Les époux forment un pourvoi en cassation à l’encontre de l’arrêt rendu par la juridiction d’appel, pour violation de textes. Ils invoquent l’article 1384 alinéa 1er du Code civil et estiment que la responsabilité du fait des choses incombe à celui qui en était le gardien au moment des faits, et que le gardien est celui qui a les pouvoirs d’usage et de direction au moment où le dommage s’est réalisé. L’enfant qui s’était introduit seul dans le sous sol et s’était emparé de l’arme et des munitions, en a acquis l’usage et s’est blessé sous l’effet de ses manipulations. Il apparaît dès lors que l’enfant a acquis l’usage, la direction et le contrôle de l’arme à l’origine du dommage, et il en était l’unique gardien.

        Dès lors, la garde de l’arme des époux à l’origine du dommage a t-elle été transférée à l’enfant, au moment de la survenance du dommage ?

        Le 26 novembre 2020, la deuxième Chambre civile de la Cour de cassation répond par la négative et rend un arrêt de rejet à l’encontre du pourvoi formé. La Cour de cassation confirme l’arrêt de la cour d’appel et retient que l’enfant, âgé de onze ans, ne pouvait être considéré comme ayant acquis les pouvoirs de direction et de contrôle sur l’arme dont il a fait usage, d’autant plus que la preuve du transfert n’a pas été rapportée.

        Dans cet arrêt qui est un revirement de jurisprudence, la deuxième Chambre civile de la Cour de cassation retient une conception juridique de la garde de la chose (I); et marque l’absence de transfert de la garde de la chose à l’enfant (II).

  1. L’application du principe de garde juridique de la chose

        La Cour de cassation abandonne le principe de la garde matérielle de la chose, établit dans ses arrêts précédents (A), en retenant la présomption de la garde des propriétaires de la chose (B).
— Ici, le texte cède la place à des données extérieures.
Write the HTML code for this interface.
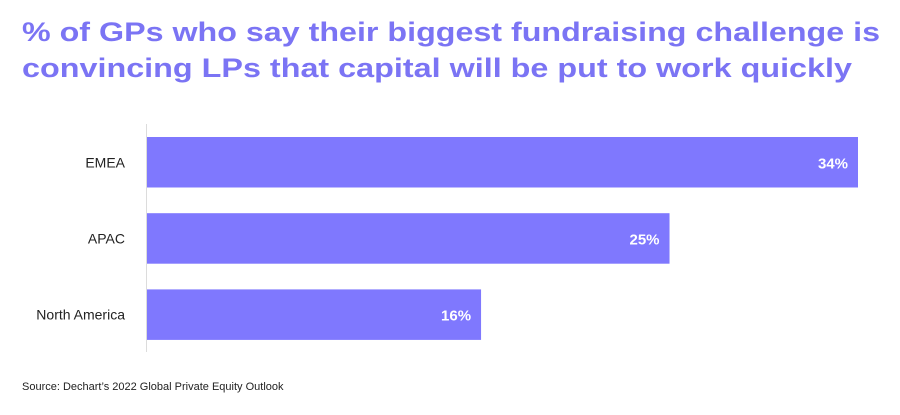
<!DOCTYPE html>
<html><head><meta charset="utf-8"><style>
body{margin:0;background:#fff;}
svg{display:block;font-family:"Liberation Sans",sans-serif;}
</style></head><body>
<svg id="chart" width="900" height="415">
<text x="22" y="41" font-size="27" font-weight="bold" fill="#7b74f4" textLength="858" lengthAdjust="spacingAndGlyphs">% of GPs who say their biggest fundraising challenge is</text>
<text x="22" y="77" font-size="27" font-weight="bold" fill="#7b74f4" textLength="830" lengthAdjust="spacingAndGlyphs">convincing LPs that capital will be put to work quickly</text>
<line x1="146.5" y1="124" x2="146.5" y2="352" stroke="#dcdcdc" stroke-width="1"/>
<g id="bars"></g>
<text x="22" y="390" font-size="11" fill="#222">Source: Dechart’s 2022 Global Private Equity Outlook</text>
</svg>
<script>
const categories = ["EMEA", "APAC", "North America"];
const values = [34, 25, 16];
const valueLabels = ["34%", "25%", "16%"];
const x0 = 146, pxPerUnit = 712 / 34;
function xScale(v){ return x0 + v * pxPerUnit; }
function yBand(i){ return 137 + i * 76.2; }
const bandH = 50.5;
const g = document.getElementById('bars');
const ns = 'http://www.w3.org/2000/svg';
categories.forEach((c, i) => {
  const y = yBand(i);
  const r = document.createElementNS(ns, 'rect');
  
  
  r.setAttribute('x', x0 + 1);
  r.setAttribute('y', y);
  r.setAttribute('width', xScale(values[i]) - x0 - 1);
  r.setAttribute('height', bandH);
  r.setAttribute('fill', '#7f78fe');
  g.appendChild(r);
  const lab = document.createElementNS(ns, 'text');
  
  
  lab.setAttribute('x', 125);
  lab.setAttribute('y', y + bandH / 2 + 5);
  lab.setAttribute('text-anchor', 'end');
  lab.setAttribute('font-size', '14');
  lab.setAttribute('fill', '#222');
  lab.textContent = c;
  g.appendChild(lab);
  const vl = document.createElementNS(ns, 'text');
  
  
  vl.setAttribute('x', xScale(values[i]) - 10);
  vl.setAttribute('y', y + bandH / 2 + 6);
  vl.setAttribute('text-anchor', 'end');
  vl.setAttribute('font-size', '15');
  vl.setAttribute('font-weight', 'bold');
  vl.setAttribute('fill', '#fff');
  vl.textContent = valueLabels[i];
  g.appendChild(vl);
});
</script>
</body></html>
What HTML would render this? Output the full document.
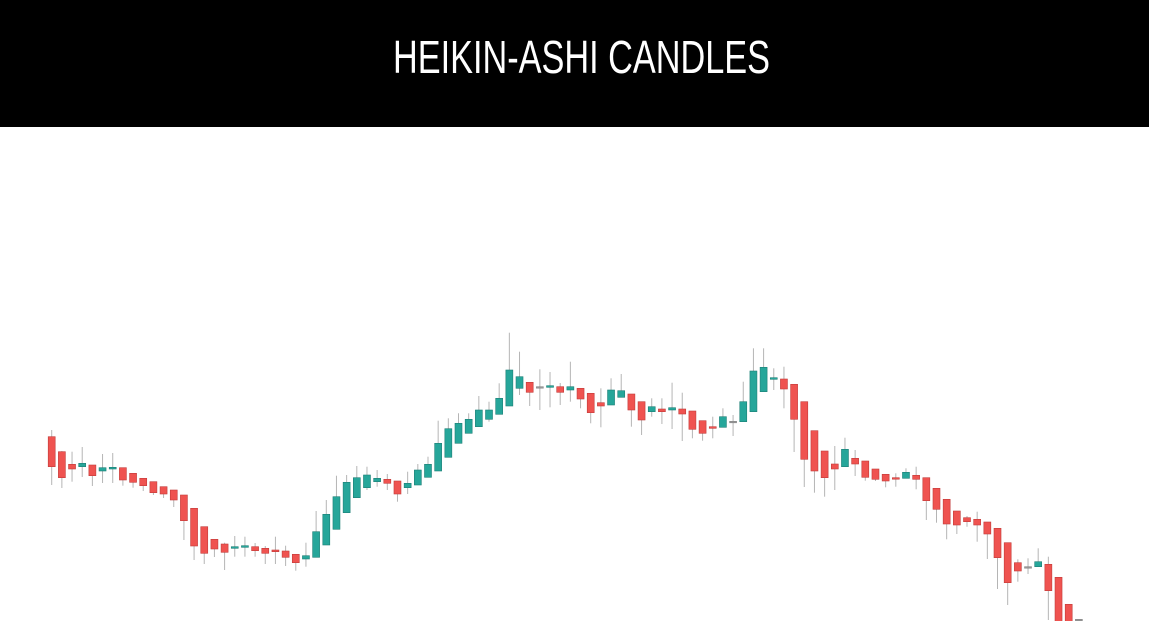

        A) L’abandon du principe de la garde matérielle de la chose

        En droit français, il existe deux conceptions de la garde de la chose qui s’opposent: la conception juridique et la conception matérielle. Afin de retenir la conception matérielle, la Cour de cassation retenait plusieurs éléments cumulatifs, établis par l’arrêt Franck du 2 décembre 1941, pour établir la présence d’un gardien. En effet, le gardien de la chose est celui qui a l’usage, la direction, et le contrôle de la chose. L’usage désigne la maitrise de la chose, le fait de se servir de la chose dans son interêt. Ainsi, si les propriétaires transfèrent la garde de la chose, la responsabilité est renversée, et ils ne sont dès lors, plus responsables de l’acte dommageable. Les époux, dans leur pourvoi, invoquent la garde matérielle de la chose en s’appuyant sur l’article 1384 alinéa 1er du code civil qui dispose que « la responsabilité du fait des choses (…) incombe à celui qui en était le gardien au moment où le dommage a été causé; que le gardien de la chose est celui qui, d’un point de vue strictement matériel, exerçait sur celle-ci, les pouvoirs d’usage de direction et de contrôle au moment où le dommage a été réalisé ». Pour dire que l’enfant était gardien au moment des faits, ils s’appuient sur le fait que l’enfant s’est rendu seul dans le sous sol, a chargé l’arme et s’est blessé en la manipulant, il en était dès lors le gardien car il avait le pouvoir d’usage, de direction et de contrôle. Toutefois, la Cour de cassation ne retient pas cela et estime que l’enfant, âgé de 11 ans avait certes un pouvoir d’usage mais n’avait pas les pouvoirs de direction et de contrôle, dès lors il n’en est pas le gardien. La Cour de cassation retient alors une conception juridique de la chose qui peut s’expliquer par l’âge de l’enfant. Toutefois, même privé de discernement, un enfant peut être gardien d’une chose. Ainsi, ce principe s’accommode mal avec la conception de la garde matérielle de la chose.